Covid-19 knocks confidence of 18% of DC savers - SSGA

Almost a fifth (18 per cent) of defined contribution (DC) pension savers say that Covid-19 has had a high impact on their retirement confidence, according to State Street Global Advisors (SSGA).

A survey from the firm found that confidence in retirement saving remained “persistently low”, with just over half (51 per cent) of respondents stating that they were not optimistic about their retirement, compared to 53 per cent in 2018.

Of these respondents, 23 per cent said they are not optimistic at all, a rise of 2 per cent when compared to 2018.

SSGA commented that this poor confidence could also be attributable to other long-running factors, such as lacking spare money to save, uncertainty surrounding pension plans and pension system complexity.

More than two-fifths (42 per cent) of respondents felt that the pandemic would impact their finances for between a few months and up to a year, 18 per cent said it would not have an impact and 16 per cent said they didn’t know.

Almost a third (31 per cent) of DC pension savers thought they were worse off financially since the outbreak of the pandemic and 8 per cent said they were a lot worse off, although SSGA warned that this could change after furlough schemes end.

However, nearly three-fifths (59 per cent) said that they thought the volatility presented by the pandemic was an opportunity to invest in the stock market for the long term.

SSGA head of pensions and retirement strategy, Alistair Byrne, commented: “The Covid-19 pandemic is affecting many people’s short-term finances, but we’ve not yet seen a significant impact on retirement saving behaviour. Few people have stopped saving and, surprisingly, more savers saw the market turmoil as a potential buying opportunity than a time to sell.”

Four-fifths (80 per cent) of scheme members had not taken any action to adjust their retirement plan in light of the pandemic, while 13 per cent said they were checking balances more often and might need reassurance.

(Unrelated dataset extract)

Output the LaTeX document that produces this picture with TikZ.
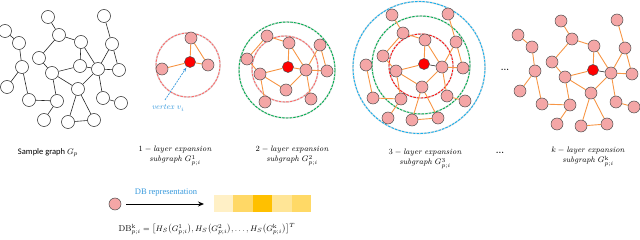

Nearly two-thirds (60 per cent) of respondents said they would not want their employer to pause pension contributions in order to shore up company finances.

SSGA head of UK institutional, Jenny Yoe, said: “It’s obvious that the Covid-19 pandemic has had a seismic effect on peoples’ financial situations. Employers and savers should not lose track of the long-term picture and they must take steps to keep up with their pension contributions, even in these uncertain times.

“Decisive ongoing action is necessary to improve the persistently low levels of retirement planning confidence in the UK and lay the groundwork for the next generation to retire securely.”